The woods behind our house were logged not long before we moved here, and as a result there are lots of black birch (Betula lenta) saplings around. Yesterday on my morning walk I spotted this amazing caterpillar eagerly devouring the leaves on one of these saplings:
Caterpillars of this species get to be well over 10 cm long. In the spring they emerge as cecropia moths (Saturniidae: Hyalophora cecropia), which some sources say are the largest moths in North America. Others say the black witch (Erebidae: Ascalapha odorata) is larger, which may be true for adults, but the caterpillars of that species are only up to 7 cm long. Here’s the only adult cecropia I’ve photographed, from over a decade ago:
Just a little farther down the trail, I noticed some black birch leaves containing larvae of Nepticulidae, the family that includes the smallest moths in the world. This one leaf has 14 larvae in it:
If you look closely at the above photo, you can see the bright yellow larvae at the ends of the mines. Here is a close-up of the largest mine:
I believe these are Stigmella corylifoliella or something else in the S. betulicola species group. Here is a moth I reared last year from a similar larva:
This two-millimeter moth would fit on one of the red knobs on the cecropia caterpillar’s back.

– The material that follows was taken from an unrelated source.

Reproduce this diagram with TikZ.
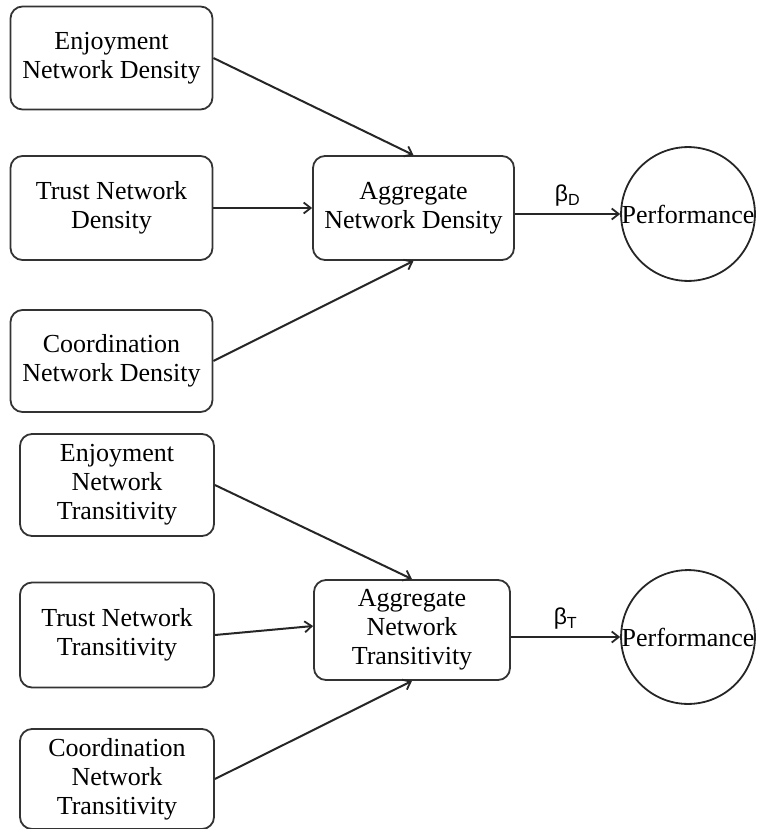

Looking at some other mined black birch leaves, I saw that not all of the Stigmella larvae were yellow. Note the nearly colorless one at the bottom of this photo:
Here’s a leaf with only the pale larvae, some of their mines nearly complete:
The pale larvae pretty consistently fill the first part of their mines with frass particles carefully placed in closely spaced, zigzagging arcs, then transition to making a narrow central frass line toward the end of the mine.
Erik van Nieukerken has determined that there are at least six different Stigmella species forming linear mines on birches in North America, and I believe this is one that doesn’t have a name yet. I reared some adults this spring, but I haven’t gotten that far in my photo sorting yet.
I saw some other leafminers and leaftiers on black birch as I continued on my walk, but I didn’t feel moved to photograph these. But then I saw this leaf, and couldn’t resist taking a closer look:
Flipping the leaf over to look at the underside, I saw what was responsible for the little whitish patches. See the elongate object near the tip of the leaf?
Here’s a closer look:
It’s the portable case of a casebearer moth (Coleophoridae: Coleophora), made from a piece cut out from a leaf. In this backlit shot, you can see the larva inside, its head right at the mouth of the case:
A casebearer feeds by attaching the mouth of its case to the underside of a leaf, chewing a hole in the lower epidermis, and mining into the leaf by extending the front of its body out from the case. Well, that’s how older larvae feed; the youngest larvae feed as regular leafminers, their bodies entirely within the mine. The mine is then cut out from the leaf to form the portable case. In the case above, you can see that the larva left the very tips of the leaf serrations unmined. The presence of leaf serrations tells us that the case was cut from the edge of a leaf—in fact, it came from the base of this very leaf.
The photo above shows the underside of the leaf, and you can see that there is something projecting from the left edge of the missing leaf piece. This is a smaller case that the larva abandoned when it mined into the leaf to create the case that it is currently wearing. And where did that case come from? I surveyed the various holes in the leaf (most of which were not made by this larva) in search of one the right size and shape. I knew I had found the right one when I saw that it, too, had a smaller abandoned case attached to it!
This one was just a millimeter long. To the right of it, you can see a tiny mine the larva made while living in this case; the entrance hole is in the lower right corner. The origin of this original case appears to be a nearby hole that is visible in this zoomed-out view (which shows several more mines made by the young larva before cutting its third case):
Five Coleophora species are known to mine birch leaves, but taking this one’s habits into account I can rule some of these out. I suspect it is C. lentella, which happens to be the only one of the five that has been reported from black birch (and its name is a reference to this host, Betula lenta). It might turn out to be C. comptoniella, though; if so, it will make yet another, much larger case after overwintering. Of the five birch feeders, I have so far only reared C. serratella:
I found another larva of the same type on another leaf of the same sapling. This one was wandering in search of a new feeding site:
I’m going to attempt to rear these, but I’ll be more likely to succeed if I can find more in the spring.